Sunday, October 21, 2018

"Nice, decent folks"



"The first time I noticed an ethnographer’s shock and confusion over nice white supremacists, I thought it was a fluke. But after I read the performed shock and confusion again and again, I began to wonder what the hell was going on. The juxtaposition between decency and white supremacy was frankly bizarre. It was almost as if these ethnographers imagined that white supremacists would be just like their pop culture counterparts: ignorant, aggressive, mean, and oh-so-easily-identifiable with swastika tattoos and Klan robes peaking out of their closets. Pop culture obscures the heartbreaking ordinariness of member of white supremacist organizations. They look like other white people. They speak like other white people. They act like other white people... 

What I realized was how tired I am of hearing how “nice” and “decent” the people are who voted for Trump. I’m so damn tired of this particular excuse because so-called nice and decent white voters put bigotry in office. “Nice” and “decent” don’t necessarily negate racism. Klan members can seem nice and still be racist. And “nice” and “decent” is often only extended by white people to other white people. This is pretty much only a shock to white people."
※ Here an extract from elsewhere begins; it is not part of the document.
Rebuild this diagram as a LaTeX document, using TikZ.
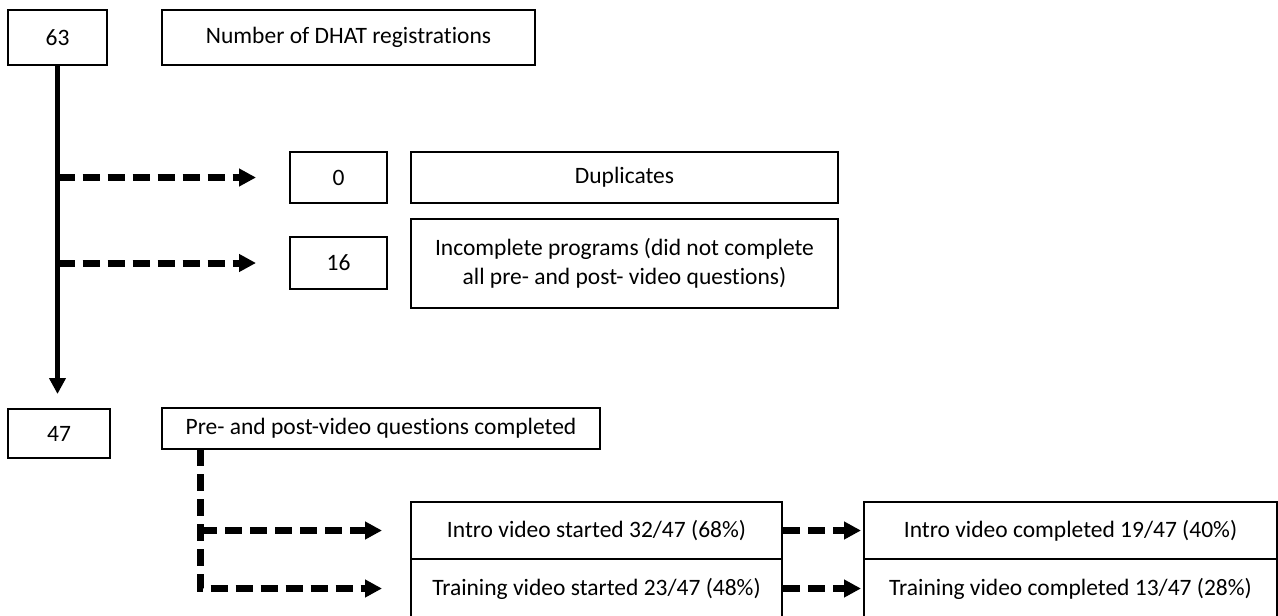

FB: "More distressingly, I couldn’t understand how these scholars didn’t realize that Klan members were nice and decent to them because they were also white. Shared whiteness allowed for a certain kind of interpersonal treatment that wasn’t necessarily extended to people who weren’t white. I couldn’t get over how flabbergasted these scholars were by the disconnect between outward action and hateful ideologies. I couldn’t get over how white liberal scholars (yet again) managed deftly to avoid their own white supremacy."